If you are planning on hitting the waters at Parker, it is advised that you check with the information center before heading out, as poor conditions may result in boating not being permitted at that time.
If you would like to swim in the crystal clear waters of the river, there is a swimming beach available in the Bullfrog Day Use area. There is a fee for day use, but there is nothing quite like swimming at this impressive desert setting. There are several other swimming spots along the river but this is one of the most popular amongst visitors. Plus, the Bullfrog Day Use area is also ideal for picnics with plenty of shade trees and armadas.
With so many agates and geodes in the surrounding hills, the Parker Strip Recreation Area is particularly popular for rockhounding. If you are interested in collecting rocks, stones, gems, minerals, fossils, and other such things, the Colorado River has been depositing treasures along its shores for millions of years.
If you are new to the art of finding rocks, the Lake Havasu Gem and Mineral Society organizes regular field trips in and around the area.
There are two open off-highway vehicle play areas within the Parker Strip Recreation Area, the Crossroads Off-Highway Vehicle Open Areas, and the Copper Basic Dunes. The latter is particularly popular as it includes over 1200 acres of open areas and some isolated dunes. Both play areas are unrestricted and feature loading ramps and restrooms.
Crossroads is situated to the west of the road, and it includes 1400 acres and a staging area that has a paved parking lot, restrooms and a loading ramp. It should be highlighted that vehicles must be street legal or have the appropriate off-highway vehicle stickers.

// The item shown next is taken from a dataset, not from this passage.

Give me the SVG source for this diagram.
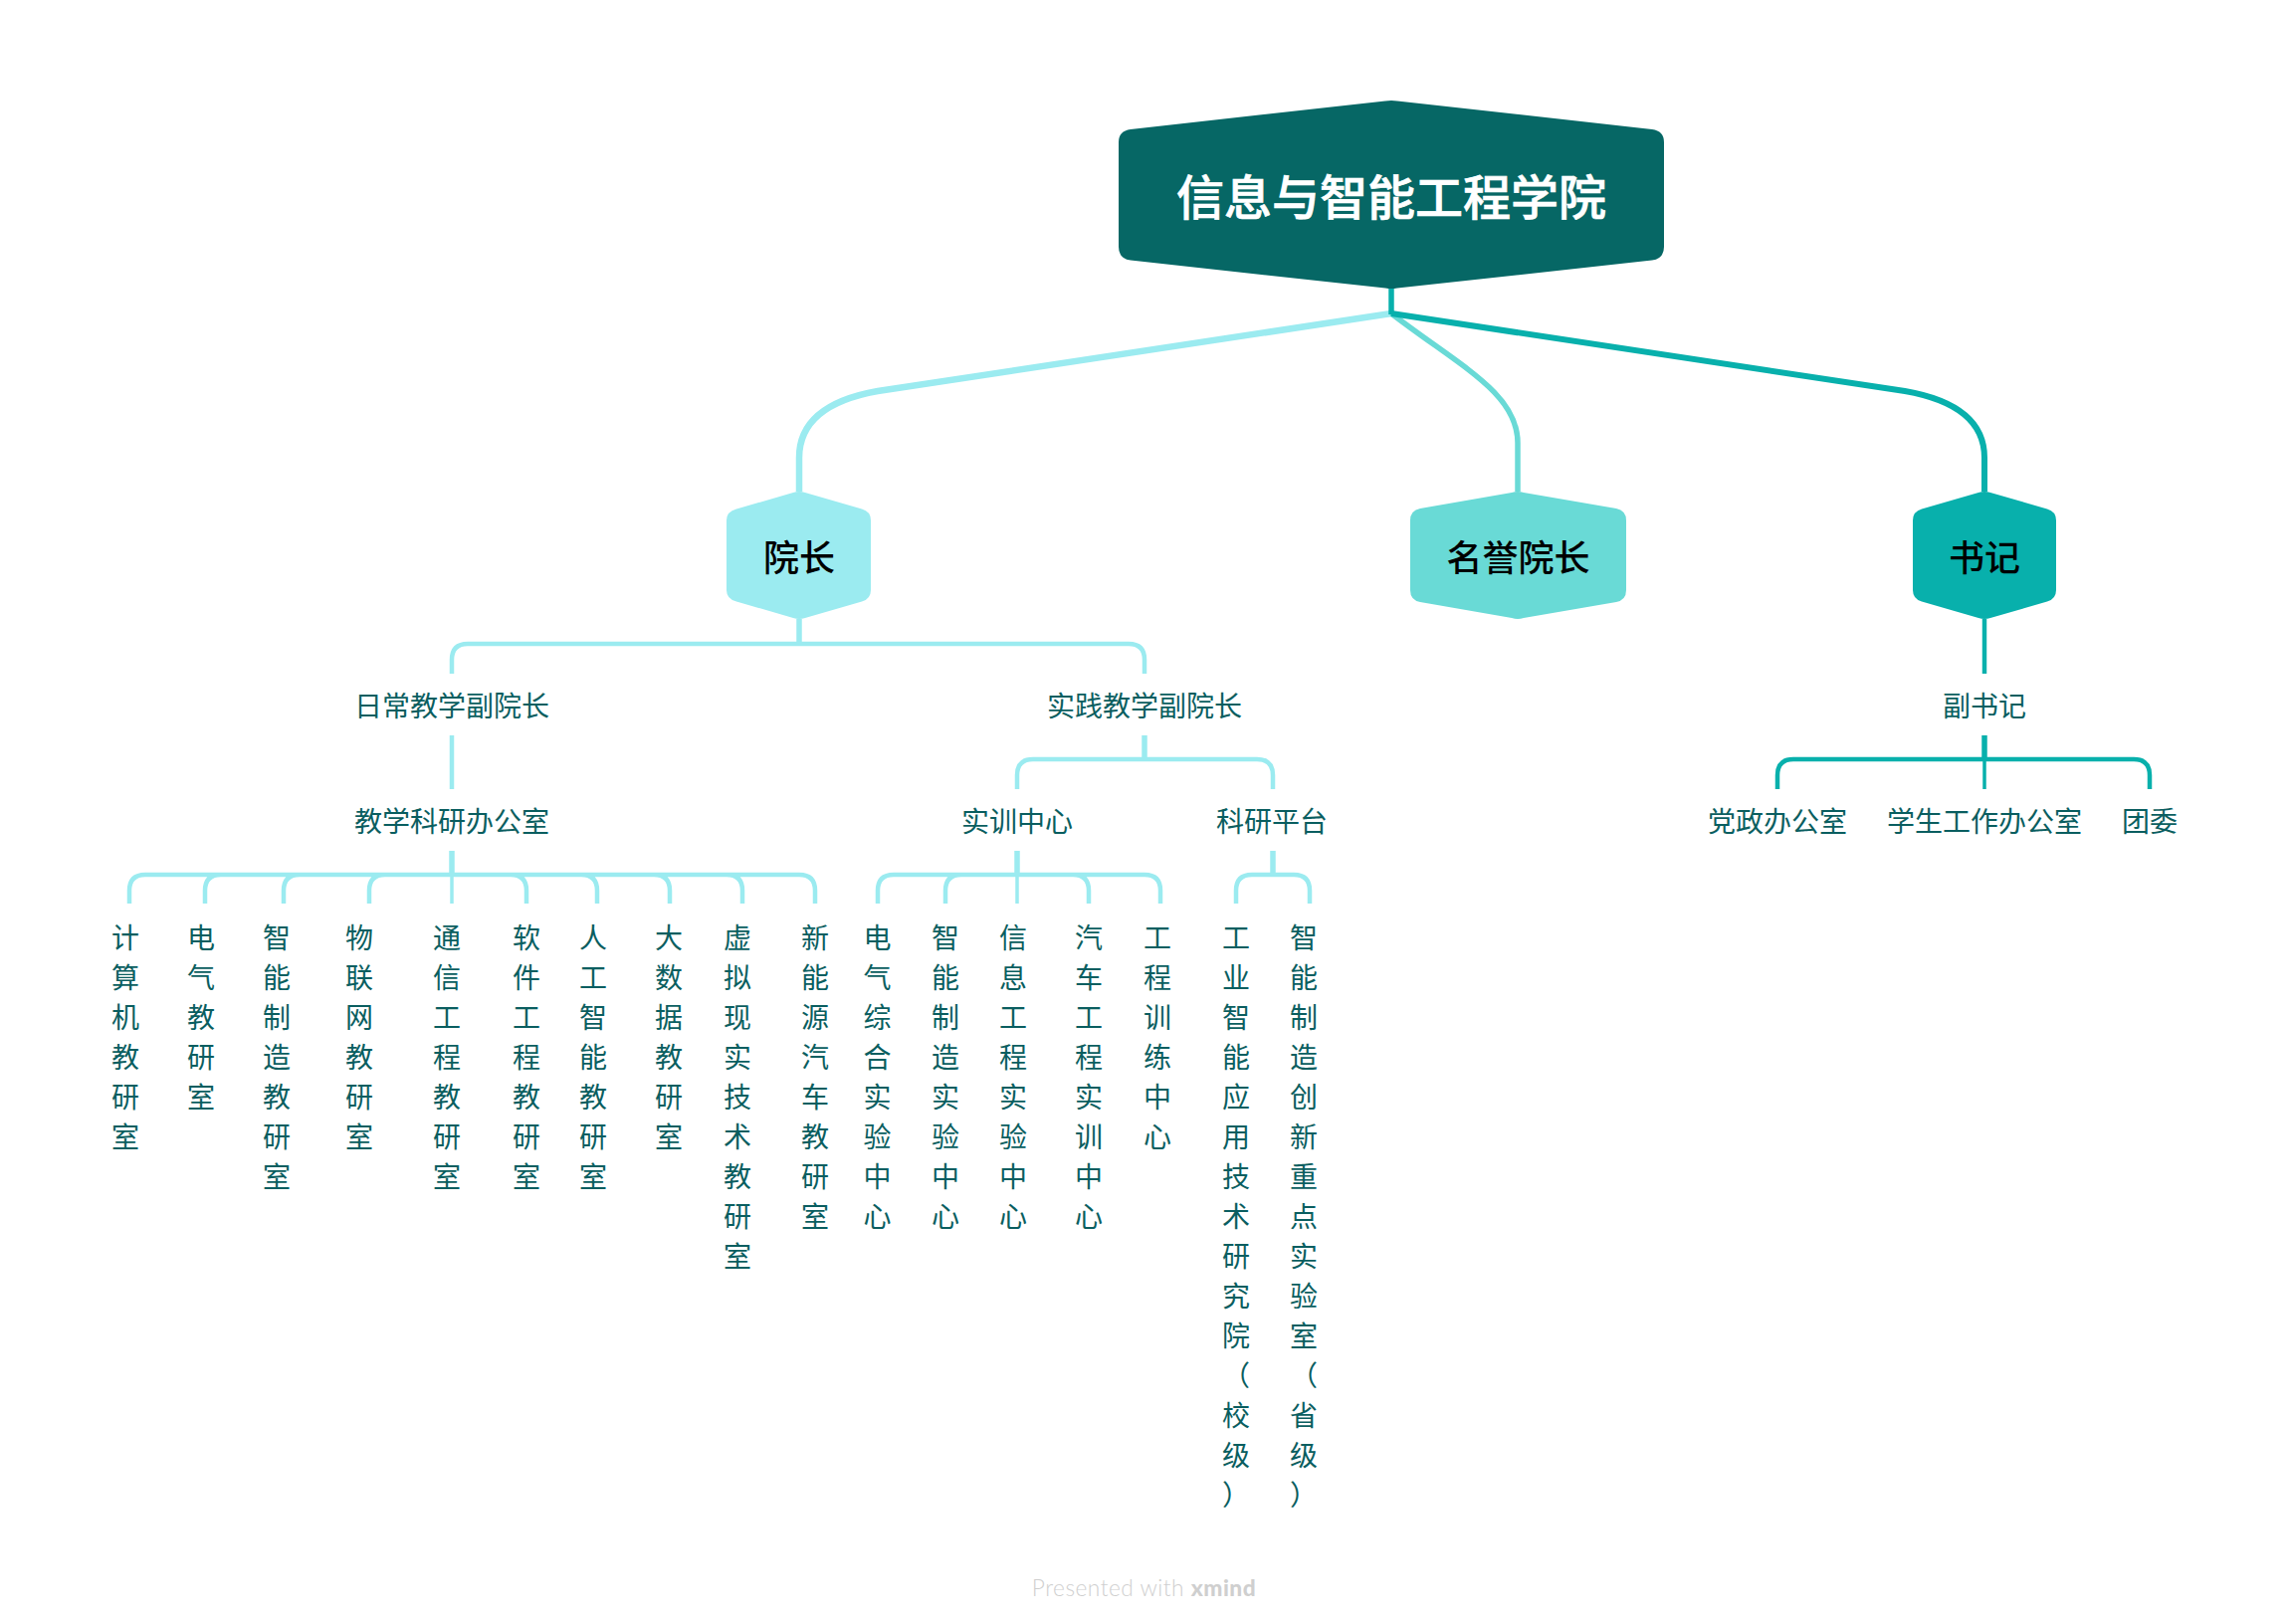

Hikers, trail runners, and backpackers have a wide choice of trails to choose from, with this area being the perfect place to explore on foot. Whether you are a beginner or looking for something a bit more challenging, there is a network of trails to choose from just south of SR 95.
If you prefer to explore by bike, cycling is also an option, with two main cycling routes of average difficulty and a variety of different terrains.